Your goal -
Retype only the lines running from the beginning of the entries below to the line with "import * as", both included. Do not include pictures.
BEGIN Material provided
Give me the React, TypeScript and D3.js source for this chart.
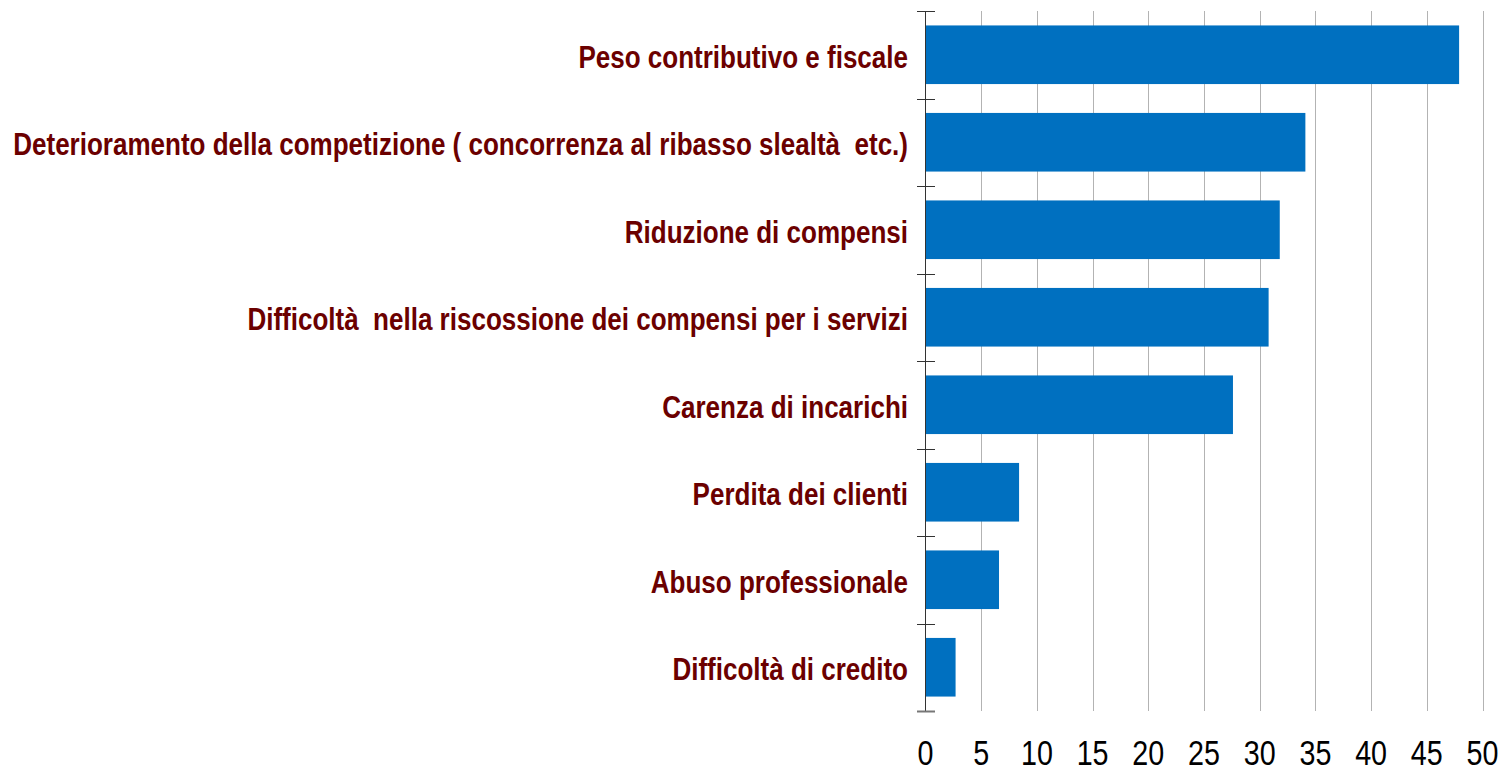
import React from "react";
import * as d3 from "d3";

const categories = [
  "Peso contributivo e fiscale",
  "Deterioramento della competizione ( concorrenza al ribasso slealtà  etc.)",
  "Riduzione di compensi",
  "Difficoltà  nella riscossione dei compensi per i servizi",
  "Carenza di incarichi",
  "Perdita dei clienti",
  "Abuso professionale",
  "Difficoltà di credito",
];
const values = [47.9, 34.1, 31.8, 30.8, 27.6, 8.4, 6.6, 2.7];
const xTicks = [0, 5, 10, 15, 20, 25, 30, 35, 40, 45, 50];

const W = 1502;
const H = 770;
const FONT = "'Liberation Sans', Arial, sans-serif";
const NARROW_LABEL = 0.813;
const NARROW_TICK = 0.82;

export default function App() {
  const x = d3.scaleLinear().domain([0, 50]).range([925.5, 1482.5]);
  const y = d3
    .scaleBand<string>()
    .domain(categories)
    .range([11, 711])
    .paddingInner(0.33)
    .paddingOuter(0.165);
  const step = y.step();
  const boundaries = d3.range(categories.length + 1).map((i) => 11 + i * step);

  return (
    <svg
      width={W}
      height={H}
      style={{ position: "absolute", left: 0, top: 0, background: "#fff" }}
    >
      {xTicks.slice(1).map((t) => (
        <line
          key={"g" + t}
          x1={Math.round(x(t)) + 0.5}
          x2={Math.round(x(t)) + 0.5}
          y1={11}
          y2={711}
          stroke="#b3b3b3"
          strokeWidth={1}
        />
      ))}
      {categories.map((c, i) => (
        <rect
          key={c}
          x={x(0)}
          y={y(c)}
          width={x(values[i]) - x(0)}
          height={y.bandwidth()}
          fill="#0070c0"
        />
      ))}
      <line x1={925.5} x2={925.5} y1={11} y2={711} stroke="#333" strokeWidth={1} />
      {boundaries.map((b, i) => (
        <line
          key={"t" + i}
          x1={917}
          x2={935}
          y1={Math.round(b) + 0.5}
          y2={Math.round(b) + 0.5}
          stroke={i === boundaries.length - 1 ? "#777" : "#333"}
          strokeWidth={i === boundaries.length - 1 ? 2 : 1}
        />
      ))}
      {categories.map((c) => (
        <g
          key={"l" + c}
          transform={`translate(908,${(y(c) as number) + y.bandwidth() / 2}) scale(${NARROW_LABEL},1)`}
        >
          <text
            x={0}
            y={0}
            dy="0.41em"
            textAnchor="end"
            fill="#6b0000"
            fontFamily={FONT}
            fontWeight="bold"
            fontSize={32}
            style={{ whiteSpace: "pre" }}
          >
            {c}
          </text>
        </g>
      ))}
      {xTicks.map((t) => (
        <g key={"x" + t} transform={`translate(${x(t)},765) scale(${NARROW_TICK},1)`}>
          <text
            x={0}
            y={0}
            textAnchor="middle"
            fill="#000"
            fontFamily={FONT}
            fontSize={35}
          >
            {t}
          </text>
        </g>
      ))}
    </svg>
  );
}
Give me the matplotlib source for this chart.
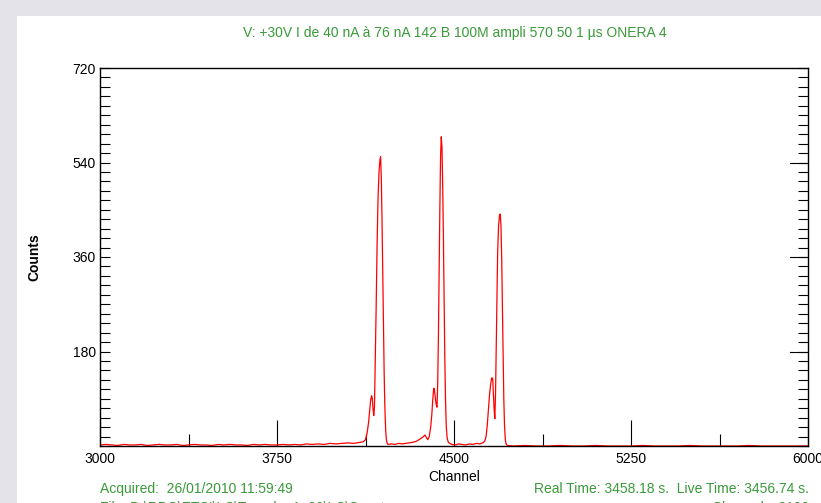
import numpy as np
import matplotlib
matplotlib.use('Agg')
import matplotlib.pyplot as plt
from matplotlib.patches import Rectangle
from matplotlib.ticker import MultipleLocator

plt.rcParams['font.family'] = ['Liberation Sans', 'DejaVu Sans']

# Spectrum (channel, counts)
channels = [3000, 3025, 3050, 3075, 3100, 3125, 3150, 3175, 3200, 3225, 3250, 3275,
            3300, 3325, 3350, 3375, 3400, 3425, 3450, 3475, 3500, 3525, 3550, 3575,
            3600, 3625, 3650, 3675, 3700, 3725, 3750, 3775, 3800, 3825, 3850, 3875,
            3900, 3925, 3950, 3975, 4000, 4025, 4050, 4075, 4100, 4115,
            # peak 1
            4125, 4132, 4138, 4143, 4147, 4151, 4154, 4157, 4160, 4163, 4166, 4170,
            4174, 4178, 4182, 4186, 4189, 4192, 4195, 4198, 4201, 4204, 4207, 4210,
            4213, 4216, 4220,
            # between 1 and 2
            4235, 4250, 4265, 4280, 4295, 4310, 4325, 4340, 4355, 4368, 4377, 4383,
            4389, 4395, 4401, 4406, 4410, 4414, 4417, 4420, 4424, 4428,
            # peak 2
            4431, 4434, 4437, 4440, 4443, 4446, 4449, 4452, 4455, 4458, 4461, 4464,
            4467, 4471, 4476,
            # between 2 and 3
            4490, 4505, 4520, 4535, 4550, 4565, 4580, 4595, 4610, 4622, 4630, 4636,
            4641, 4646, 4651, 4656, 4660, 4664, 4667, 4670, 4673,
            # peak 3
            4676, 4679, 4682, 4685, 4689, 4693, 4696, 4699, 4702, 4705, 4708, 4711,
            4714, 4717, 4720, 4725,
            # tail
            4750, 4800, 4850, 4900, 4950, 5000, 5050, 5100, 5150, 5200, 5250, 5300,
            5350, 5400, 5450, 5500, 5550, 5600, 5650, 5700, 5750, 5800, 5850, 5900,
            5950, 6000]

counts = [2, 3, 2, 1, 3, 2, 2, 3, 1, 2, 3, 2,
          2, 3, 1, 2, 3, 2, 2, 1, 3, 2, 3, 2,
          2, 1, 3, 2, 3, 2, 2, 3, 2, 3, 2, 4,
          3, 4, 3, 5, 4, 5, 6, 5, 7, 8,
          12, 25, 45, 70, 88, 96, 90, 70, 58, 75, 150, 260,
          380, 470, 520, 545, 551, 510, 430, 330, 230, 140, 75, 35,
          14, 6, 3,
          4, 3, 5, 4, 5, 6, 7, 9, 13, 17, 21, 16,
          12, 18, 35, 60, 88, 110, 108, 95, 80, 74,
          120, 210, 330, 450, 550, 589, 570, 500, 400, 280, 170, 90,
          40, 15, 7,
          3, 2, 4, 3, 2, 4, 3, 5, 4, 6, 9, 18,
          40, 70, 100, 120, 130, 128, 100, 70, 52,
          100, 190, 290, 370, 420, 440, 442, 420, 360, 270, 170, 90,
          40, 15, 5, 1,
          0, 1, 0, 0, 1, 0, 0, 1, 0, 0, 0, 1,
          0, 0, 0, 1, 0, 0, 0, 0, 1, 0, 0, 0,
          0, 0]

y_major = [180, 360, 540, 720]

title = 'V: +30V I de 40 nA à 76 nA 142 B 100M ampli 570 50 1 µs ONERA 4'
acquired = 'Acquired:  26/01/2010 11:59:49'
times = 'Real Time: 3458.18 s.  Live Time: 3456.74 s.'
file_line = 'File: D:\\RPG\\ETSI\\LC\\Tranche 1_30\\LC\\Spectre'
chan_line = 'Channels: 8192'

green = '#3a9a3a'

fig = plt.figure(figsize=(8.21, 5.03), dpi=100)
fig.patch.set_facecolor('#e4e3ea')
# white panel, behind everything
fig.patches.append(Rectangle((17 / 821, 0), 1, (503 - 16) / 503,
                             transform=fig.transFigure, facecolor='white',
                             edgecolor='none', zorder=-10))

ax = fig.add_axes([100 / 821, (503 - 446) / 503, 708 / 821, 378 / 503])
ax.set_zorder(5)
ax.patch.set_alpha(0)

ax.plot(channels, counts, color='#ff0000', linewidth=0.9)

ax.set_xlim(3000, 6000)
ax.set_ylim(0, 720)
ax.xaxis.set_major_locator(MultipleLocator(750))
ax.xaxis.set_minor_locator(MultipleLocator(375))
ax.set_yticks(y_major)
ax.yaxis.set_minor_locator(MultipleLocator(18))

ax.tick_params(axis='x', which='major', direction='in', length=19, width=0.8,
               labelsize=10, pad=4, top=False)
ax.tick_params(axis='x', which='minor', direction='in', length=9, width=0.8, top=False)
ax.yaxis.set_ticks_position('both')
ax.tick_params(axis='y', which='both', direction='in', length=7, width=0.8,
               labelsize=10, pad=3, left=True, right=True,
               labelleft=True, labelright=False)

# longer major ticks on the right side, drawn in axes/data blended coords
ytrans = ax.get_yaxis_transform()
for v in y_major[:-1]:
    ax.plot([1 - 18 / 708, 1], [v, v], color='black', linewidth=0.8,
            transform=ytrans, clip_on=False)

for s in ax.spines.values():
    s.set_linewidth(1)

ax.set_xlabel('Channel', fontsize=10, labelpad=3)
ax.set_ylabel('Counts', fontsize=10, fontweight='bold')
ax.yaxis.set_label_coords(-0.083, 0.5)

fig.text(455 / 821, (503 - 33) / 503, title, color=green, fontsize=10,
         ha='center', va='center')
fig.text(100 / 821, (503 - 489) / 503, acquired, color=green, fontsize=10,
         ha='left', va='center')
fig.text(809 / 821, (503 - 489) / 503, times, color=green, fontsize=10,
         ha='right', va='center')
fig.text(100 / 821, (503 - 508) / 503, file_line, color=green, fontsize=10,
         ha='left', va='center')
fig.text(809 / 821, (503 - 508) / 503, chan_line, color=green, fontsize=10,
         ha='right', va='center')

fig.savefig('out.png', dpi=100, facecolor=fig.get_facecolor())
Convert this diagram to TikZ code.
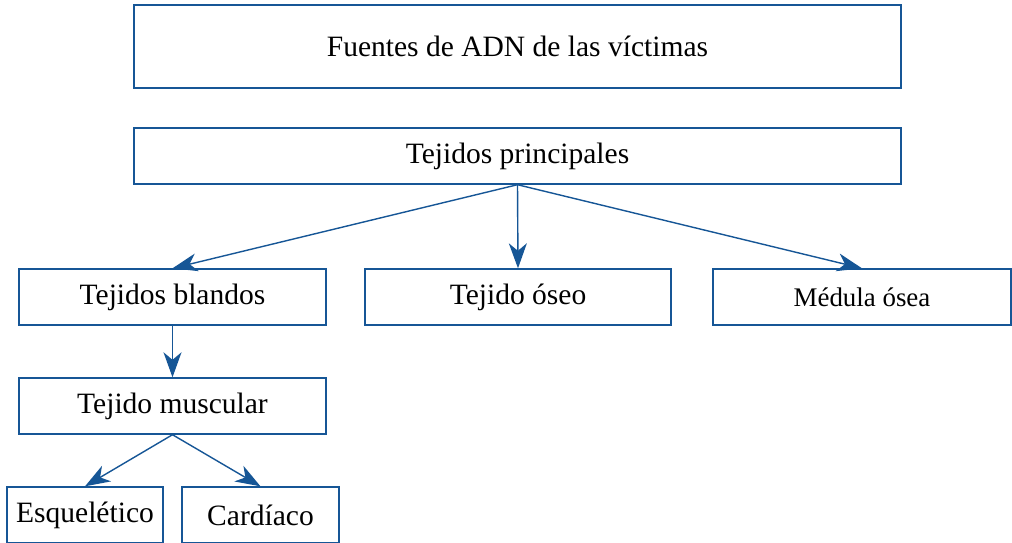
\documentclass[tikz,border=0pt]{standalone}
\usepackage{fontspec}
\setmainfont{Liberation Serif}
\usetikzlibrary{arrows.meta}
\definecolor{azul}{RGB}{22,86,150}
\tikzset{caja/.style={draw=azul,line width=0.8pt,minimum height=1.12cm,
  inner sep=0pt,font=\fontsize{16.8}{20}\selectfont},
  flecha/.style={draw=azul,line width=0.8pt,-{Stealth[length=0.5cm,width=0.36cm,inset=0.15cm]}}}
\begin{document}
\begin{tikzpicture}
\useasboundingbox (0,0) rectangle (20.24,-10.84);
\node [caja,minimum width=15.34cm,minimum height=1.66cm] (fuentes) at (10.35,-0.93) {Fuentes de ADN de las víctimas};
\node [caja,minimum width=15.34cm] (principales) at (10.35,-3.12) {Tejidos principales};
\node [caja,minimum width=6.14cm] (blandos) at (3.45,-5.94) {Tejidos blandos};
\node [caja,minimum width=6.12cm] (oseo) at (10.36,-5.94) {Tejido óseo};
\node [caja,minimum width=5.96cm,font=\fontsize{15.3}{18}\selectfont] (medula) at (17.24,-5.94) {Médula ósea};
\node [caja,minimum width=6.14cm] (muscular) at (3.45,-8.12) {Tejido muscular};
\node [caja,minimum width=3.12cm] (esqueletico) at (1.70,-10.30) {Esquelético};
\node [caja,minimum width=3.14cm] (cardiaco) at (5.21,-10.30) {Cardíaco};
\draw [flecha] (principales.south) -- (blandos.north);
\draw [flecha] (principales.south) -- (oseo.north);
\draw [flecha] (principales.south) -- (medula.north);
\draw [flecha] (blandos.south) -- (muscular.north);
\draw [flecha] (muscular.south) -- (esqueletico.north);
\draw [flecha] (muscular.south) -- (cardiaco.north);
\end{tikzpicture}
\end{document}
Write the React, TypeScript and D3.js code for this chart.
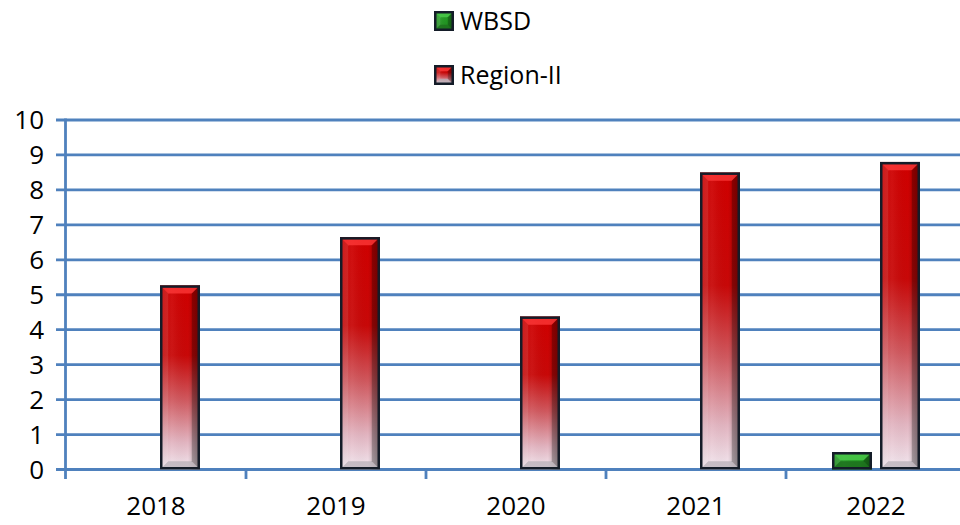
END Material provided
Exercise result -
Give me the React, TypeScript and D3.js source for this chart.
import React from "react";
import * as d3 from "d3";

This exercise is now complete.